Question

Class XII students were asked to prepare one litre of buffer solution of pH \(8.26\) by their Chemistry teacher. The amount of ammonium chloride to be dissolved by the student in \(0.2\) M ammonia solution to make one litre of the buffer is (Given : \(pK_b\) \((NH_3)\) = \(4.74\), Molar mass of \(NH_3\) = \(17\) g \(mol^{–1}\), Molar mass of \(NH_4Cl\) = \(53.5\) \(g\) \(mol^{–1}\))

• A. 53.5 g
• B. 72.3 g
• C. 107.0 g
• D. 126.0 g

Answer 1

The Correct Option is C

To calculate the amount of ammonium chloride (\(NH_4Cl\)) required to prepare a buffer solution with pH 8.26 using 0.2 M ammonia (\(NH_3\)), we use the Henderson-Hasselbalch equation for a basic buffer:

\[ \text{pH} = \text{p}K_a + \log \left( \frac{[\text{Base}]}{[\text{Acid}]} \right) \]

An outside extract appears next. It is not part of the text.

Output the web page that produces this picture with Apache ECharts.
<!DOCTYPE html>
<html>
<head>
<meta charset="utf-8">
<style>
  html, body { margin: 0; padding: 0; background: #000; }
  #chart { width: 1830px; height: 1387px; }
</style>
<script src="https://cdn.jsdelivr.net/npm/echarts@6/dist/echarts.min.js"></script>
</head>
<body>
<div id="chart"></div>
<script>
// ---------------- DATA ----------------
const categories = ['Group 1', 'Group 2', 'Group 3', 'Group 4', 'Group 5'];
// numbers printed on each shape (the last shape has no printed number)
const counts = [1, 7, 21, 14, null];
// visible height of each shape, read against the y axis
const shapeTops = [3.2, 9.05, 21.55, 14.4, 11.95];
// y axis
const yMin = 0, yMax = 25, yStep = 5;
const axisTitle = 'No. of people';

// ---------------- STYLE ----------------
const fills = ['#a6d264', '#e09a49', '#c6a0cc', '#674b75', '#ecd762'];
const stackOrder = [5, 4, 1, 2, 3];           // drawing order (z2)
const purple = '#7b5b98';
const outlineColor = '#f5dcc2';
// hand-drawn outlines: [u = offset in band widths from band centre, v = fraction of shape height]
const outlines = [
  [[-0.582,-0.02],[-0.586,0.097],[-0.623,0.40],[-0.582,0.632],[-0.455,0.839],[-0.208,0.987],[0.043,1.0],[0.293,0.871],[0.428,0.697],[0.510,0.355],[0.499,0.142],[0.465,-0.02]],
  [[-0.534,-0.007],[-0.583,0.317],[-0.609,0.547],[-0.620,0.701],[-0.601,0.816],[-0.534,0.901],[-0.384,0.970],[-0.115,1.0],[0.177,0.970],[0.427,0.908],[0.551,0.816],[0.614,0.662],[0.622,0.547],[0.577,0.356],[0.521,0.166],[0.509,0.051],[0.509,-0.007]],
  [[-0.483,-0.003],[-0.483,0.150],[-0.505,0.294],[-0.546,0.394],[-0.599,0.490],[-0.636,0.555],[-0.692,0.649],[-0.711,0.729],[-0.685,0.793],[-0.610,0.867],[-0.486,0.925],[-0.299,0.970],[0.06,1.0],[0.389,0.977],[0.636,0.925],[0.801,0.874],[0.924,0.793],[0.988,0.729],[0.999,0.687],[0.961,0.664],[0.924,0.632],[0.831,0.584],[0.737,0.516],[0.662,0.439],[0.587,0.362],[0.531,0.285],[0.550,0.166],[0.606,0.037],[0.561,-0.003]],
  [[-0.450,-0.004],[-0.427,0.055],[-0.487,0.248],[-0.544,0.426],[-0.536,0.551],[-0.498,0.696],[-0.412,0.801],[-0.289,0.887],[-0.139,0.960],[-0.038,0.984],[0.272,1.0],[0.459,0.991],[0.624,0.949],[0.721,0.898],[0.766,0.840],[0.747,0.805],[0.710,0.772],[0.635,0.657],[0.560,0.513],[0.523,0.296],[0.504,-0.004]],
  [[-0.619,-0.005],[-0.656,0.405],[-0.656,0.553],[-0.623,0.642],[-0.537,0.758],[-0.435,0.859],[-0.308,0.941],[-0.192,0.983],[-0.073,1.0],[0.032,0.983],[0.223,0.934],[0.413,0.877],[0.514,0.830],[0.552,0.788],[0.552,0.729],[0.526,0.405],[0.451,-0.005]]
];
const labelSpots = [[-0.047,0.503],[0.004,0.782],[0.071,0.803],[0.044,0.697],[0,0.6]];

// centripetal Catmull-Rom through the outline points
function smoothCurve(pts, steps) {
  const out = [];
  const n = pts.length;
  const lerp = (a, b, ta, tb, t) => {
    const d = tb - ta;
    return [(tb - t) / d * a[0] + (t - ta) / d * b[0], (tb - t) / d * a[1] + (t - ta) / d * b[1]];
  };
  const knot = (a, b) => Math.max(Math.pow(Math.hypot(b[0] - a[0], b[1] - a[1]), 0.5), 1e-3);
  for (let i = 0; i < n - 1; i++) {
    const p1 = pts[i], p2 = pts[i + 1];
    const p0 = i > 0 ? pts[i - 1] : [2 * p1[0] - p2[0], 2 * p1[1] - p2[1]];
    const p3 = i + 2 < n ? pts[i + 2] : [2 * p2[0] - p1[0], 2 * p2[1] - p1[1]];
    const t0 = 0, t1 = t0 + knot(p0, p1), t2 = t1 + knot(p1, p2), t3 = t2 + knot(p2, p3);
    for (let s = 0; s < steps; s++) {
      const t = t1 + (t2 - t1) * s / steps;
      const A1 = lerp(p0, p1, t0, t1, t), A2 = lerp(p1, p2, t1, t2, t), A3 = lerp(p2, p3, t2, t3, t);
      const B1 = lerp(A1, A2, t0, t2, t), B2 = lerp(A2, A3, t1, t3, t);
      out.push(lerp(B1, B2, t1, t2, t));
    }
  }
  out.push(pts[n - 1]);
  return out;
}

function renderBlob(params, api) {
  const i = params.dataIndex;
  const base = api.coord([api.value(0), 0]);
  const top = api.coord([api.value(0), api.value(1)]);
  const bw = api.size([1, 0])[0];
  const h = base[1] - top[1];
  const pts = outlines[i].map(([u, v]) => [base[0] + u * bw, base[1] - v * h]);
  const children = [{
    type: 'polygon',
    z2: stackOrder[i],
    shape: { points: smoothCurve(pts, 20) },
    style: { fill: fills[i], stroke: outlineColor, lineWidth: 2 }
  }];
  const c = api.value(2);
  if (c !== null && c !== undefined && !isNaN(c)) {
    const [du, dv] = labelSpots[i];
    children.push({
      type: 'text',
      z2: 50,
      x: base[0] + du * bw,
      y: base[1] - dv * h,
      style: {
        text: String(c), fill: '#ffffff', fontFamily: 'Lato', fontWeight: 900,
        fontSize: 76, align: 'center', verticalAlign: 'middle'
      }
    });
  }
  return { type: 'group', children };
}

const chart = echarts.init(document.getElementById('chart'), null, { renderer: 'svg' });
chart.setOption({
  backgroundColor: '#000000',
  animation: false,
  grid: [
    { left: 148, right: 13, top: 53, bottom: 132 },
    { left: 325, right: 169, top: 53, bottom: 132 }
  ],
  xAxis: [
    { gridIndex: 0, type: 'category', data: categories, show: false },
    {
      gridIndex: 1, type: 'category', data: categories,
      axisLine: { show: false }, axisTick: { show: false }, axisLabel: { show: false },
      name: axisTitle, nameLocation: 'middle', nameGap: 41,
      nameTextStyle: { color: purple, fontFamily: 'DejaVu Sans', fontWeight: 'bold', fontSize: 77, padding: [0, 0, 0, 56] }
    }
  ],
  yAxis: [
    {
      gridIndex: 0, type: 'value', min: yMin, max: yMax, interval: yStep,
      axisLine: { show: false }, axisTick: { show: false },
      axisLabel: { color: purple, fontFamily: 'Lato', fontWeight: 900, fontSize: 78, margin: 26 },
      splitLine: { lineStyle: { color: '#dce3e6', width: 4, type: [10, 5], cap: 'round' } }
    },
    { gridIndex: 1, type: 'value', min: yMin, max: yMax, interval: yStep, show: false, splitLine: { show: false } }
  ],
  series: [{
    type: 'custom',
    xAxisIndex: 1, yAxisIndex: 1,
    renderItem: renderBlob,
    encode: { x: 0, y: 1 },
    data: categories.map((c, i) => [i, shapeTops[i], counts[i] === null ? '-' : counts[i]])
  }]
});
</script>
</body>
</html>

Since we are dealing with ammonia, a basic solution, we need to convert \(pK_b\) to \(pK_a\):

\[ \text{p}K_a = 14 - \text{p}K_b = 14 - 4.74 = 9.26 \]

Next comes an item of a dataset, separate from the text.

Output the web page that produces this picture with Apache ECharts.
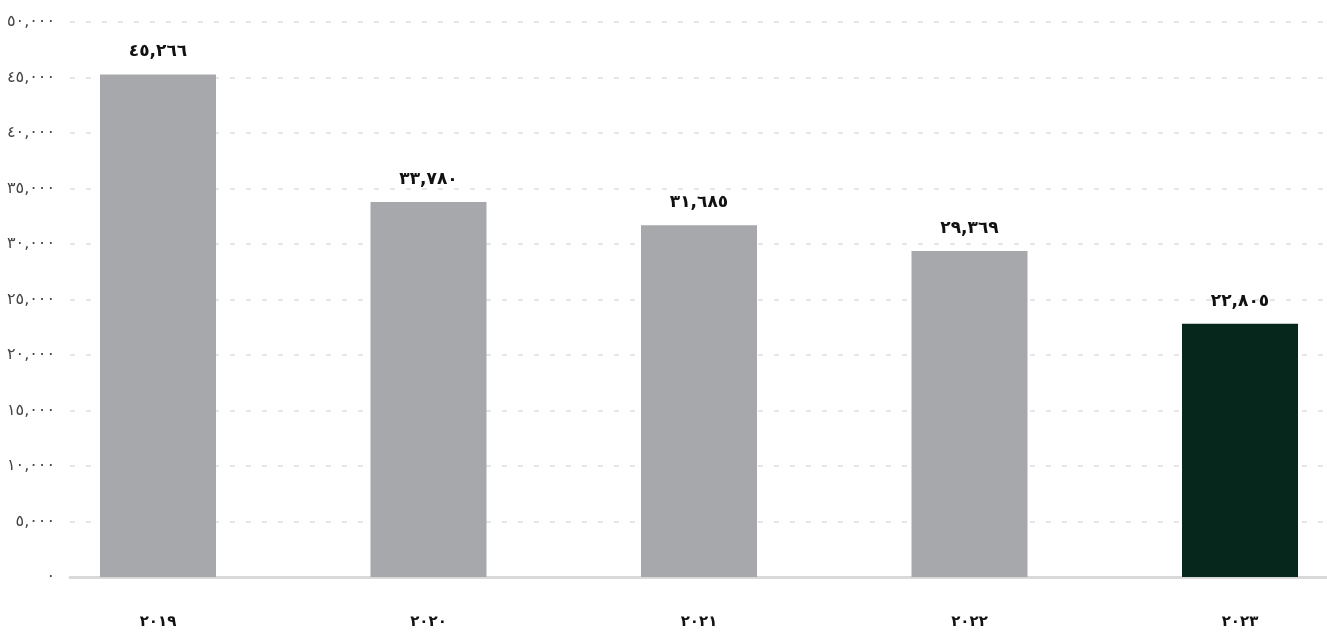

Now, substitute the values into the Henderson-Hasselbalch equation:

\[ 8.26 = 9.26 + \log \left( \frac{0.2}{[\text{NH}_4^+]}\right) \]

Solving for \([\text{NH}_4^+]\):

\[ 8.26 - 9.26 = \log \left( \frac{0.2}{[\text{NH}_4^+]} \right) \]

\[ -1 = \log \left( \frac{0.2}{[\text{NH}_4^+]} \right) \]

Anti-logarithm of both sides:

\[ 10^{-1} = \frac{0.2}{[\text{NH}_4^+]} \]

\[ 0.1 = \frac{0.2}{[\text{NH}_4^+]} \]

\[ [\text{NH}_4^+] = \frac{0.2}{0.1} = 2 \text{ M} \]

Thus, the concentration of ammonium ion \([\text{NH}_4^+]\) in the solution should be 2 M. To find out how many grams of \(NH_4Cl\) are needed to make this 2 M solution, calculate using the molar mass:

\[ \text{Moles of } NH_4Cl = 2 \text{ moles/litre} \times 1 \text{ litre} = 2 \text{ moles} \]

Molar mass of \(NH_4Cl\) is 53.5 g/mol, so the mass required:

\[ \text{Mass of } NH_4Cl = 2 \text{ moles} \times 53.5 \text{ g/mol} = 107.0 \text{ g} \]

Thus, the student needs to dissolve 107.0 g of ammonium chloride in the solution. Therefore, the correct answer is 107.0 g.